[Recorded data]
━━━━━━━━━━

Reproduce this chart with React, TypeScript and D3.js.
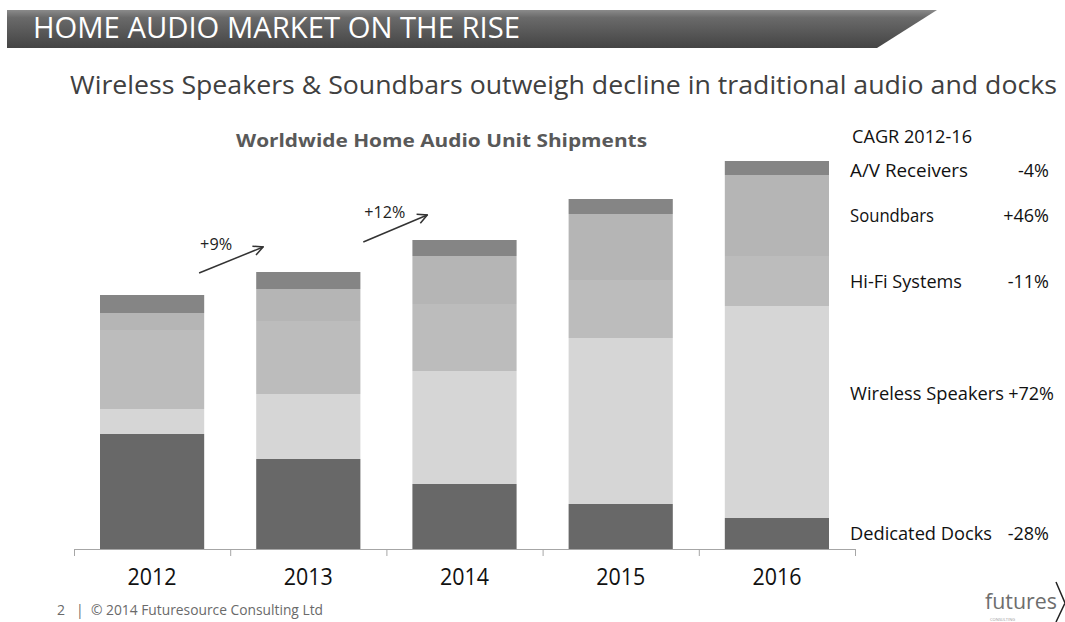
import React from "react";
import * as d3 from "d3";

const years = ["2012", "2013", "2014", "2015", "2016"];
const segments = ["Dedicated Docks", "Wireless Speakers", "Hi-Fi Systems", "Soundbars", "A/V Receivers"];
const docks = [28.75, 22.5, 16.25, 11.25, 7.75];
const wireless = [6.25, 16.25, 28.25, 41.5, 53];
const hifi = [19.75, 18.25, 16.75, 14.5, 12.5];
const soundbars = [4.25, 8, 12, 16.5, 20.25];
const receivers = [4.5, 4.25, 4, 3.75, 3.5];
const cagr = ["-28%", "+72%", "-11%", "+46%", "-4%"];
const growth = [
  { from: 0, to: 1, label: "+9%" },
  { from: 1, to: 2, label: "+12%" },
];

const colors = ["#686868", "#d6d6d6", "#bcbcbc", "#b5b5b5", "#858585"];
const font = "'Open Sans', 'DejaVu Sans', sans-serif";

const W = 1065;
const H = 622;

export default function App() {
  const rows = years.map((y, i) => ({
    year: y,
    "Dedicated Docks": docks[i],
    "Wireless Speakers": wireless[i],
    "Hi-Fi Systems": hifi[i],
    Soundbars: soundbars[i],
    "A/V Receivers": receivers[i],
  }));
  const stacked = d3.stack<any>().keys(segments)(rows);

  const x = d3.scaleBand().domain(years).range([74, 855]).paddingInner(0.333).paddingOuter(0.1665);
  const y = d3.scaleLinear().domain([0, 100]).range([549, 149]);
  const band = d3.scaleBand().domain(years).range([74, 855]);

  // legend baselines for each segment row
  const legendY = [540, 400, 288, 222, 177];

  const totals = years.map((_, i) => docks[i] + wireless[i] + hifi[i] + soundbars[i] + receivers[i]);

  return (
    <svg width={W} height={H} style={{ position: "absolute", left: 0, top: 0, background: "#fff" }}>
      <defs>
        <linearGradient id="hdr" x1="0" y1="0" x2="0" y2="1">
          <stop offset="0" stopColor="#8a8a8a" />
          <stop offset="0.2" stopColor="#6a6a6a" />
          <stop offset="1" stopColor="#444" />
        </linearGradient>
        <marker id="arr" viewBox="0 0 10 10" refX="9" refY="5" markerWidth="12" markerHeight="12" orient="auto" markerUnits="userSpaceOnUse">
          <path d="M1,1 L9,5 L1,9" fill="none" stroke="#333" strokeWidth="1.3" />
        </marker>
      </defs>

      {/* header band */}
      <path d="M7,10 L937,10 L877,48 L7,48 Z" fill="url(#hdr)" />
      <text x={33} y={38} fill="#fff" fontFamily={font} fontSize={29} textLength={487} lengthAdjust="spacingAndGlyphs">
        HOME AUDIO MARKET ON THE RISE
      </text>

      <text x={70} y={94} fill="#404040" fontFamily={font} fontSize={26} textLength={987} lengthAdjust="spacingAndGlyphs">
        Wireless Speakers &amp; Soundbars outweigh decline in traditional audio and docks
      </text>

      <text x={236} y={147} fill="#595959" fontFamily={font} fontSize={18} fontWeight="bold" textLength={411} lengthAdjust="spacingAndGlyphs">
        Worldwide Home Audio Unit Shipments
      </text>

      {/* bars */}
      {stacked.map((s, si) => (
        <g key={s.key} fill={colors[si]}>
          {s.map((d, i) => (
            <rect key={i} x={x(years[i])} y={y(d[1])} width={x.bandwidth()} height={y(d[0]) - y(d[1])} />
          ))}
        </g>
      ))}

      {/* axis */}
      <line x1={74} x2={855} y1={549.5} y2={549.5} stroke="#a6a6a6" />
      {years.map((yr) => (
        <line key={yr} x1={band(yr)! + 0.5} x2={band(yr)! + 0.5} y1={549} y2={556} stroke="#a6a6a6" />
      ))}
      <line x1={855.5} x2={855.5} y1={549} y2={556} stroke="#a6a6a6" />
      {years.map((yr) => (
        <text key={yr} x={x(yr)! + x.bandwidth() / 2} y={585} textAnchor="middle" fill="#111" fontFamily={font} fontSize={24} textLength={49} lengthAdjust="spacingAndGlyphs">
          {yr}
        </text>
      ))}

      {/* growth arrows */}
      {growth.map((g, k) => {
        const a = x(years[g.from])! + x.bandwidth() / 2;
        const x1 = a + 47 + 8 * k;
        const x2 = x1 + 64;
        const ya = y(totals[g.from]) - 22 - 8 * k;
        const yb = y(totals[g.to]) - 25;
        return (
          <g key={k}>
            <line x1={x1} y1={ya} x2={x2} y2={yb} stroke="#333" strokeWidth={1.5} markerEnd="url(#arr)" />
            <text x={x1 + 1} y={ya - 23 - 1 * k} fill="#222" fontFamily={font} fontSize={17} textLength={k === 0 ? 32 : 41} lengthAdjust="spacingAndGlyphs">
              {g.label}
            </text>
          </g>
        );
      })}

      {/* CAGR legend */}
      <text x={852} y={143} fill="#111" fontFamily={font} fontSize={18} textLength={120} lengthAdjust="spacingAndGlyphs">
        CAGR 2012-16
      </text>
      {segments.map((s, i) => (
        <g key={s}>
          <text x={850} y={legendY[i]} fill="#111" fontFamily={font} fontSize={18}
            textLength={[142, 154, 112, 84, 118][i]} lengthAdjust="spacingAndGlyphs">
            {s}
          </text>
          <text x={i === 1 ? 1054 : 1049} y={legendY[i]} textAnchor="end" fill="#111" fontFamily={font} fontSize={18}>
            {cagr[i]}
          </text>
        </g>
      ))}

      {/* footer */}
      <g fill="#6a6a6a" fontFamily={font} fontSize={14}>
        <text x={57} y={615}>2</text>
        <text x={76} y={615}>|</text>
        <text x={91} y={615} textLength={232} lengthAdjust="spacingAndGlyphs">© 2014 Futuresource Consulting Ltd</text>
      </g>

      {/* logo */}
      <text x={985} y={609} fill="#6e6e6e" fontFamily={font} fontSize={22} textLength={72} lengthAdjust="spacingAndGlyphs">
        futures
      </text>
      <path d="M1056,582 L1065,603 L1056,622" fill="none" stroke="#222" strokeWidth={1.5} />
      <text x={990} y={621} fill="#999" fontFamily={font} fontSize={4}>CONSULTING</text>
    </svg>
  );
}
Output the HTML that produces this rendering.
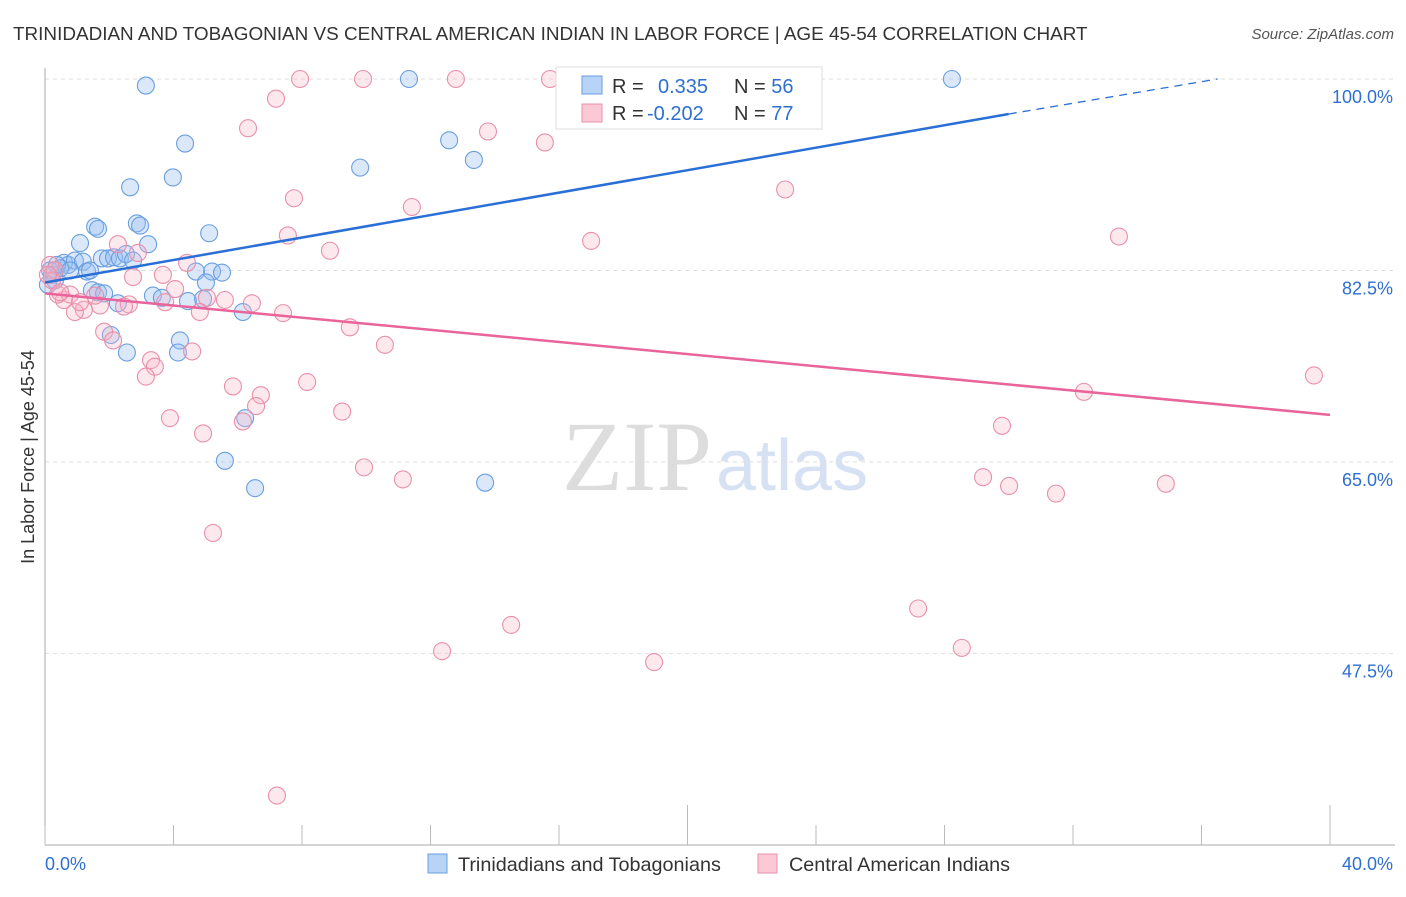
<!DOCTYPE html>
<html><head><meta charset="utf-8"><style>
body{margin:0;background:#fff;font-family:"Liberation Sans",sans-serif}
</style></head><body>
<svg id="c" width="1406" height="892" xmlns="http://www.w3.org/2000/svg">
<text x="13" y="40" font-size="18.9" fill="#333">TRINIDADIAN AND TOBAGONIAN VS CENTRAL AMERICAN INDIAN IN LABOR FORCE | AGE 45-54 CORRELATION CHART</text>
<text x="1394" y="39" font-size="15" fill="#555" font-style="italic" text-anchor="end">Source: ZipAtlas.com</text>
<text x="712" y="490" font-size="100" fill="#ddd" font-family="Liberation Serif,serif" text-anchor="end">ZIP</text>
<text x="716" y="490" font-size="72" fill="#d6e2f4">atlas</text>
<text transform="translate(34,457) rotate(-90)" font-size="18" fill="#333" text-anchor="middle">In Labor Force | Age 45-54</text>
<g id="grid"></g><g id="pts"></g><g id="lines"></g>
<g>
<rect x="556" y="67" width="266" height="62" fill="#fff" stroke="#ddd"/>
<rect x="582" y="76" width="20" height="18" fill="#b7d3f5" stroke="#6a9fe0"/>
<rect x="582" y="104" width="20" height="18" fill="#fbc8d6" stroke="#e890aa"/>
<text x="612" y="93" font-size="20" fill="#333">R = <tspan fill="#2e6fd0" x="658">0.335</tspan><tspan x="734" fill="#333">N = </tspan><tspan fill="#2e6fd0">56</tspan></text>
<text x="612" y="120" font-size="20" fill="#333">R = <tspan fill="#2e6fd0" x="647">-0.202</tspan><tspan x="734" fill="#333">N = </tspan><tspan fill="#2e6fd0">77</tspan></text>
</g>
<g>
<rect x="428" y="854" width="19" height="19" fill="#b7d3f5" stroke="#6a9fe0"/>
<text x="458" y="871" font-size="19.8" fill="#333">Trinidadians and Tobagonians</text>
<rect x="758" y="854" width="19" height="19" fill="#fbc8d6" stroke="#e890aa"/>
<text x="789" y="871" font-size="19.8" fill="#333">Central American Indians</text>
</g>
</svg>
<script>
const yTicks=[100,82.5,65,47.5];
const yTickLabels=["100.0%","82.5%","65.0%","47.5%"];
const xTickLabels=["0.0%","40.0%"];
const blueX=[3.14,11.33,28.23,4.36,3.98,2.65,12.58,13.35,9.81,2.86,2.96,1.56,1.65,5.11,1.09,3.21,0.59,0.72,0.93,1.18,1.31,1.40,1.77,1.96,2.15,2.33,2.52,2.74,4.70,5.20,5.51,5.01,0.16,0.22,0.31,0.09,1.46,1.65,1.84,2.27,3.36,3.64,4.45,4.92,6.16,2.05,4.20,4.14,2.55,6.23,5.60,6.54,13.70,0.47,0.37,0.78];
const blueY=[99.4,100,100,94.1,91.0,90.1,94.4,92.6,91.9,86.8,86.6,86.5,86.3,85.9,85.0,84.9,83.2,83.0,83.4,83.3,82.4,82.5,83.6,83.6,83.7,83.6,84.0,83.4,82.4,82.4,82.3,81.4,82.5,82.1,81.6,81.2,80.7,80.5,80.4,79.5,80.2,80.0,79.7,79.9,78.7,76.6,76.1,75.0,75.0,69.0,65.1,62.6,63.1,82.7,83.0,82.5];
const pinkX=[7.94,9.90,12.79,15.72,22.29,7.19,6.32,13.79,15.56,17.28,18.15,23.04,7.75,11.42,7.56,17.00,33.43,8.87,2.27,2.89,4.42,3.67,2.74,4.05,5.04,5.60,6.44,7.41,4.82,3.74,2.61,2.46,1.71,1.21,0.93,0.59,0.40,0.16,0.31,0.22,9.49,10.58,1.84,2.12,4.58,3.30,3.42,3.14,8.16,5.85,6.72,6.57,6.16,9.25,3.89,4.92,32.34,39.50,29.79,9.93,11.14,29.20,30.01,31.47,34.89,5.23,27.18,14.51,12.36,28.54,18.96,7.22,0.78,1.56,1.09,0.47,0.09];
const pinkY=[100,100,100,100,100,98.2,95.5,95.2,94.2,98.2,98.2,89.9,89.1,88.3,85.7,85.2,85.6,84.3,84.9,84.1,83.2,82.1,81.9,80.8,80.0,79.8,79.5,78.6,78.7,79.6,79.4,79.2,79.3,78.9,78.7,79.8,80.3,83.0,82.5,81.6,77.3,75.7,76.9,76.1,75.1,74.3,73.7,72.8,72.3,71.9,71.1,70.1,68.7,69.6,69.0,67.6,71.4,72.9,68.3,64.5,63.4,63.6,62.8,62.1,63.0,58.5,51.6,50.1,47.7,48.0,46.7,34.5,80.3,80.2,79.6,80.5,82.1];
const blueTrend=[[0,81.4],[30,96.8],[36.5,100]];
const pinkTrend=[[0,80.4],[40,69.3]];
const X=v=>45+v*32.125, Y=v=>79+(100-v)*10.94;
const NS="http://www.w3.org/2000/svg";
function mk(tag,attrs,parent){const e=document.createElementNS(NS,tag);for(const k in attrs)e.setAttribute(k,attrs[k]);parent.appendChild(e);return e;}
const grid=document.getElementById('grid'),pts=document.getElementById('pts'),lines=document.getElementById('lines');
yTicks.forEach((t,i)=>{
 const l=mk('line',{x1:45,x2:1393,y1:Y(t),y2:Y(t),stroke:'#ddd','stroke-dasharray':'4,4'},grid);
 
 
 const tx=mk('text',{x:1393,y:Y(t)+24,'font-size':18,fill:'#2e6fd0','text-anchor':'end'},grid);
 tx.textContent=yTickLabels[i];
 
 
});
const ax=mk('line',{x1:45,x2:1395,y1:845,y2:845,stroke:'#aaa'},grid);


const ay=mk('line',{x1:45,x2:45,y1:68,y2:845,stroke:'#aaa'},grid);


for(let i=0;i<=10;i++){const v=i*4;const tk=mk('line',{x1:X(v),x2:X(v),y1:(i==5||i==10)?805:825,y2:845,stroke:'#bbb'},grid);
 
 }
[[0,'start'],[40,'end']].forEach((p,i)=>{const tx=mk('text',{x:X(p[0])+(i?63:0),y:870,'font-size':18,fill:'#2e6fd0','text-anchor':p[1]},grid);tx.textContent=xTickLabels[i];
 
 });
blueX.forEach((x,i)=>{const c=mk('circle',{cx:X(x),cy:Y(blueY[i]),r:8.5,fill:'rgba(150,190,240,0.35)',stroke:'#6a9fe0','stroke-width':1.1},pts);
 
 });
pinkX.forEach((x,i)=>{const c=mk('circle',{cx:X(x),cy:Y(pinkY[i]),r:8.5,fill:'rgba(248,180,200,0.3)',stroke:'#e890aa','stroke-width':1.1},pts);
 
 });
const b1=mk('line',{x1:X(blueTrend[0][0]),y1:Y(blueTrend[0][1]),x2:X(blueTrend[1][0]),y2:Y(blueTrend[1][1]),stroke:'#2a6fd6','stroke-width':2.5},lines);


const b2=mk('line',{x1:X(blueTrend[1][0]),y1:Y(blueTrend[1][1]),x2:X(blueTrend[2][0]),y2:Y(blueTrend[2][1]),stroke:'#2a6fd6','stroke-width':1.3,'stroke-dasharray':'8,6'},lines);


const p1=mk('line',{x1:X(pinkTrend[0][0]),y1:Y(pinkTrend[0][1]),x2:X(pinkTrend[1][0]),y2:Y(pinkTrend[1][1]),stroke:'#e8649a','stroke-width':2.5},lines);


</script>
</body></html>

━━━━━━━━━━

Task objective >> Please extract exactly the lines of the data, from the first through the line containing "import * as", and add no pictures to the copy.

Task result >>
Reproduce this chart with React, TypeScript and D3.js.
import React from "react";
import * as d3 from "d3";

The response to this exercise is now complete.